If I continue to do this then the adults at home are also aging when I play them and a little older. Note: I don't normally send teens to college until they are 5 days or less of aging up to adult. Unless they just get on my last nerve and I send them off and don't play them for a long time and no longer rotate because I didn't like that teen for whatever reason.
Field Researcher
#17 Old 21st Feb 2012 at 4:33 PM
Add: also when that older Sim graduates, I take them back home and play them one Sim week maybe longer. I try not to have adult parents the same age as the first to return, they should be older. If I contiuded with my idea of rotation then this works out great considering they probably had these kids within the first two weeks or less of their own Adulthood when first starting the family. They would only be much older/elderly if they started their family late in life.
Lab Assistant
#18 Old 22nd Feb 2012 at 2:26 AM
I play for 4 days per sim household in my regular hoods. Once a teenager reaches 8 days until adulthood I give them the option to go to 4 year college. They can choose to go or stay with their parents. If they choose to stay, I'll give them an option when they have 4 days left to go to "2 year college" (basically I drop them out after their 2nd year). If they choose to stay, they live out the rest of their teen days. In the college, I play 2 years (freshmen/sophomore, then junior/senior in the next play through). This way they stay in sync with the their peers who decide not to go to college.
#19 Old 22nd Feb 2012 at 4:04 PM
I try to do one year in uni equals one day in the hood--since playing uni is not my favorite, I have a hack that shortens each semester to two days. Teens can then feed in when is appropriate--leave home on day three, you start uni after three years of play in the uni hood, and ages stay somewhat synced, for a certain value of sync.
#20 Old 22nd Feb 2012 at 4:28 PM
I tend to worry more about keeping all the Sims I have at Uni in synch. When I rotate through my Uni I play one semester each house. What usually screws me up is one of my Sims hooking up with a dormie and then if I decide to move them in together. The dormie is only a freshman and my playable would usually be a Jr or Sr by that point sort of frustrating as they probably have been dating awhile.

I handle it one of two ways; either I fast forward them through their learning process using TJ's college lot adjuster to set their grade and exam time so they take the exam and move on, or I use the adjuster and just set them to the semester I want them to be in. The advantage of the first is they will have the memories from each semester and of course the money they might earn.

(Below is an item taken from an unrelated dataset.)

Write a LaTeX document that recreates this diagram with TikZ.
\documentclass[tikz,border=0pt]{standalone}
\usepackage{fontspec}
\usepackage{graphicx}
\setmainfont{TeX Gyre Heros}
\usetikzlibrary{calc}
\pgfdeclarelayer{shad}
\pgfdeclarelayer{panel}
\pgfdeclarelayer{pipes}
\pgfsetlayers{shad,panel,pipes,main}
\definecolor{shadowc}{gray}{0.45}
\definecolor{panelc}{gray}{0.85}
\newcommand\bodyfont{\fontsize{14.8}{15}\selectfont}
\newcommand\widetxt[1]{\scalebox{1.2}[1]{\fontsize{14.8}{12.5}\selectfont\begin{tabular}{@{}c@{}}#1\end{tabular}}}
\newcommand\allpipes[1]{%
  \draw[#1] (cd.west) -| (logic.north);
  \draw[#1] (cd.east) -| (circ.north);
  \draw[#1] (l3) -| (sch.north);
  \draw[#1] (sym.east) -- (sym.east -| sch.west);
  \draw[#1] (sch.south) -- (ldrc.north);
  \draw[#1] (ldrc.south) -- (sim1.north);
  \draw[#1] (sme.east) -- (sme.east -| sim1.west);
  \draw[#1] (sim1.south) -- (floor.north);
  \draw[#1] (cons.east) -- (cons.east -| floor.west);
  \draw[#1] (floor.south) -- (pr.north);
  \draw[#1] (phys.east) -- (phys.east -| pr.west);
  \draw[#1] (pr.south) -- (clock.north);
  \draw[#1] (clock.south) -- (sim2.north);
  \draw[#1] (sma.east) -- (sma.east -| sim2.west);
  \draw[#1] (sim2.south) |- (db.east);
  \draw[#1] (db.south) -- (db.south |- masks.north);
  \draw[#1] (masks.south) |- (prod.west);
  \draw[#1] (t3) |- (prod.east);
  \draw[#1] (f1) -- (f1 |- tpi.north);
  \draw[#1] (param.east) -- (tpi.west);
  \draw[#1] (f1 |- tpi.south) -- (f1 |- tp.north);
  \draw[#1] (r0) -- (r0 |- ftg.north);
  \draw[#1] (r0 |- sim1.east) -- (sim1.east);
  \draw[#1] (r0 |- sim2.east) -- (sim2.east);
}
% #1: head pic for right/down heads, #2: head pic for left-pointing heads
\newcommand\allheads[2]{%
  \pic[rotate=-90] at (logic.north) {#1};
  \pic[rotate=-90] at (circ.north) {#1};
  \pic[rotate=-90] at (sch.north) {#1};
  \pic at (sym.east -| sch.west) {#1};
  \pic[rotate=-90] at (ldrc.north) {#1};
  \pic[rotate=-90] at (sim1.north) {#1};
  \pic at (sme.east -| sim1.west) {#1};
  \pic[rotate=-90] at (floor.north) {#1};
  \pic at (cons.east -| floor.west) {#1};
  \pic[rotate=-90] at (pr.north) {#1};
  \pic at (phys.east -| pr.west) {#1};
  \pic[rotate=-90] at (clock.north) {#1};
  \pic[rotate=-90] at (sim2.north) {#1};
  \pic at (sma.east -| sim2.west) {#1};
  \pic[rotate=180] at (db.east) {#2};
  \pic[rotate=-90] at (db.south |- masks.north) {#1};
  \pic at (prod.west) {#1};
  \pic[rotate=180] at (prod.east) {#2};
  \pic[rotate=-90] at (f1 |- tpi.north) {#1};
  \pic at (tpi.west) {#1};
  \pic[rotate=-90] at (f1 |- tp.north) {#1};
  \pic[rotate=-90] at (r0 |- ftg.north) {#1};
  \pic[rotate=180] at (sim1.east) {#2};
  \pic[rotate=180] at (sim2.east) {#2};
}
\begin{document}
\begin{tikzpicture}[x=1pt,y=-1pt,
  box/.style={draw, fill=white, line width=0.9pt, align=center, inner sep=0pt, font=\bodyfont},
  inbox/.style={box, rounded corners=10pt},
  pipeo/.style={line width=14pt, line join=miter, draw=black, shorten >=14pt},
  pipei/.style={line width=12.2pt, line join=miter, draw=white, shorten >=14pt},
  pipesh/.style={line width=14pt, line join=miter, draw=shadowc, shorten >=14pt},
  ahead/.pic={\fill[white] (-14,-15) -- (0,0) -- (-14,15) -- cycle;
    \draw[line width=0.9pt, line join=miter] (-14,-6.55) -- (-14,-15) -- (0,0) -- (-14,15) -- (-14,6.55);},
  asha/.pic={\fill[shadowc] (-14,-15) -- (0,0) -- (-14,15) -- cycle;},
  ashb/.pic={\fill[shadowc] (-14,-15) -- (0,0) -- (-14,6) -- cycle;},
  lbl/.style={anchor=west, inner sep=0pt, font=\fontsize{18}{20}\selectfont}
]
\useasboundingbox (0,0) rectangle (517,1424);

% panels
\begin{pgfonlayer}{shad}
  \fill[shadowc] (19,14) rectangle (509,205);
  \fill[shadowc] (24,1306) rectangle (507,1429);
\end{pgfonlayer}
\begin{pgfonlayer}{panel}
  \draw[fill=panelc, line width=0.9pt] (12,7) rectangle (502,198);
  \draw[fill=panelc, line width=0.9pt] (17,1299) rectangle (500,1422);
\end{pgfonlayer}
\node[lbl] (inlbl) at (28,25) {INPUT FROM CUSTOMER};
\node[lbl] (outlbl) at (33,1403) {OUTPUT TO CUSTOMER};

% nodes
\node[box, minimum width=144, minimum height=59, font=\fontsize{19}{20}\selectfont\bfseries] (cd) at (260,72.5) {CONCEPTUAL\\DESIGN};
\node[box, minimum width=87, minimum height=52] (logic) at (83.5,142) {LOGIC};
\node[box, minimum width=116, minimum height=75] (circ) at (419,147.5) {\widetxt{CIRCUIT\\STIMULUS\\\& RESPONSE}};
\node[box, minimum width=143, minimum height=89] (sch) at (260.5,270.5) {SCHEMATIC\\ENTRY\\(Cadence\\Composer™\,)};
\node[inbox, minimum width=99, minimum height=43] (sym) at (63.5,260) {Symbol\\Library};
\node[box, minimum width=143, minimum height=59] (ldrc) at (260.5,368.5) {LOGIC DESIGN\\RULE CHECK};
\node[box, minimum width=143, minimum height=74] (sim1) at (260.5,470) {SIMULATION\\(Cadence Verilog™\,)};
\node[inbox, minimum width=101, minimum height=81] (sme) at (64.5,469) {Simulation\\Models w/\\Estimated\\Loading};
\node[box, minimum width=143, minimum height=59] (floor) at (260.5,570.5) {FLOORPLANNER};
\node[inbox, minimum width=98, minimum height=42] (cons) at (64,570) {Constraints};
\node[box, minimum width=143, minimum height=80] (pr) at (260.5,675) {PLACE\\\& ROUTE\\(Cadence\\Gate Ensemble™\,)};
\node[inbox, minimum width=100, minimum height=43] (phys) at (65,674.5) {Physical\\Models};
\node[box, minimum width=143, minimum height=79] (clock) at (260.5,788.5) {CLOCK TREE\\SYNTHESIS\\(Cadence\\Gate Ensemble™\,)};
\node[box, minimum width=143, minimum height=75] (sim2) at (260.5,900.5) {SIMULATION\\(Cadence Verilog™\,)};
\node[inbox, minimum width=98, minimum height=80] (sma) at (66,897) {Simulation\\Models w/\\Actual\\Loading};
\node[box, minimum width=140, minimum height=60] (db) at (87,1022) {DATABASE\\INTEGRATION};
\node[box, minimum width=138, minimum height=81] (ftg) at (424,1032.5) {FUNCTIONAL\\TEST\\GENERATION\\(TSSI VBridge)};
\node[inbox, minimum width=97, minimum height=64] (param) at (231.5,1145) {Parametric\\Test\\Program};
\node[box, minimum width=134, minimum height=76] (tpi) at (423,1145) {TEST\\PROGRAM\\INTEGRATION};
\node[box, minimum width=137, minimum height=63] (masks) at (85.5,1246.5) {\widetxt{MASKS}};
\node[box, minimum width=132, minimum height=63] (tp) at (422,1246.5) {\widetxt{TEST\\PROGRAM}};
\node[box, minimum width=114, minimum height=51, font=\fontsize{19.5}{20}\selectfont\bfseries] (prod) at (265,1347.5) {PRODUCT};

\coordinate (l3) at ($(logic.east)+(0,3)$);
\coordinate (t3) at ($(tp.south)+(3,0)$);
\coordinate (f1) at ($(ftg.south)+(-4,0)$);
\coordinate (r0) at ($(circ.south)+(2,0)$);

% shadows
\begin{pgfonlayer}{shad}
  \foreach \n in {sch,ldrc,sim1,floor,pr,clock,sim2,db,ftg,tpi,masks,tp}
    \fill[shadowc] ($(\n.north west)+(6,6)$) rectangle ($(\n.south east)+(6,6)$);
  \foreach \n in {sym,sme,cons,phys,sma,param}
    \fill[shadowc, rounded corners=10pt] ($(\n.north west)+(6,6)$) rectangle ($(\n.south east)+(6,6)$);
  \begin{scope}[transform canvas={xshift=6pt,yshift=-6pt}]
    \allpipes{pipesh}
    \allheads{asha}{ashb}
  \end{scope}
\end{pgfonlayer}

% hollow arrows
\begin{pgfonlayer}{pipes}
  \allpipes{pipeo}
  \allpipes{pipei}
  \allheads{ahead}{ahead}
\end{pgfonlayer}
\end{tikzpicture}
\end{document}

Depending on how many students I might have at Uni though I might also elect to leave them as a dormie and once my Sim moves back to the neighborhood just have them move in. Although then you get a Sim with no memories of all their dates, very few skill points if any and almost no money to speak of.

As for the synching with the main hood as long as I have family members graduating in the proper order I'm OK with it. I play a 3 day rotation per household and it all seems to work for me although I do try to keep Sims aging up in some sort of synch as well. For example one of my founding families the original Sims had 3 sons all of whom married and had families. Once I've decided it's time for them to become elders (no more green juice for you!) then I make sure they do so in their birth order.

Really it's what ever works for you, as long as I can justify it within my own story line in my head then I'm usually Ok with it.

I do wish their was an option two not go to Uni but also have that YA lifespan, this is not the same as having YA's live in the main hood.
#21 Old 22nd Feb 2012 at 4:31 PM
This issue was the main reason I installed Squinge's mod for YA in main hood. I don't deal well with pockets of time or the complicated math that is required to translate Sim days into human years or what not. I didn't deal well with the double time Sims get when they visit com lots so you can only imagine what this time trouble meant for me, because this is a much more serious case of temporal disorder.

Without Squinge's mod though - had it never been created - I'd most probably freeze any adult's aging after they grew up from teen for the exact number of days it takes their counterparts in Uni sub-hood to get their diplomas. Again, my approach would be to seal any disorderly gaps in time-continuum by any means necessary, even if it took me a special sheet for keeping track of aging of each and every Sim that remained in my main hood.
(What can I say? Just like Captain Janeway's, temporal mechanics makes my head spin... and not in a good way either.)
Mad Poster
#22 Old 22nd Feb 2012 at 7:28 PM
If I have Sims I want to marry off that are two Sim days apart, I just start the older Sim out, and when they're a sophomore or junior, have the other Sim start college. Or if I feel like it I start them at the same time...say the guy ages up Wednesday evening, the girl Friday evening, after they graduate, send the guy to his parents' house, on Friday evening move the girl in, and get them married.

For me it's a detour. Besides, my pattern is raise the kids, once I get teens ready to transition, play university for the entire time, then back to the main 'hood once they graduate.

My Riverblossom Hills blog! Alexandra's Riverblossom Hills
Lab Assistant
#23 Old 22nd Feb 2012 at 10:28 PM
I also play 2 uni years=3 days in the main 'hood, but if a sim goes to university, I age them up six days. (I don't remember exactly which aging mod I have in, but my adults get 42 days.) After all, we don't get extra days added onto our life for going to university!
Mad Poster
#24 Old 22nd Feb 2012 at 11:50 PM
Actually, we do. Better-educated people live longer (on a statistical basis; obviously this varies with individuals), for various reasons.

Ugly is in the heart of the beholder.
(My simblr isSim Media Res . Widespot,Widespot RFD: The Subhood, and Land Grant University are all available here. In case you care.)
#25 Old 23rd Feb 2012 at 6:03 AM
Better educated people usually earn more money. And this isn't a *fun* fact. It isn't even remotely funny that some people get to live longer because of that.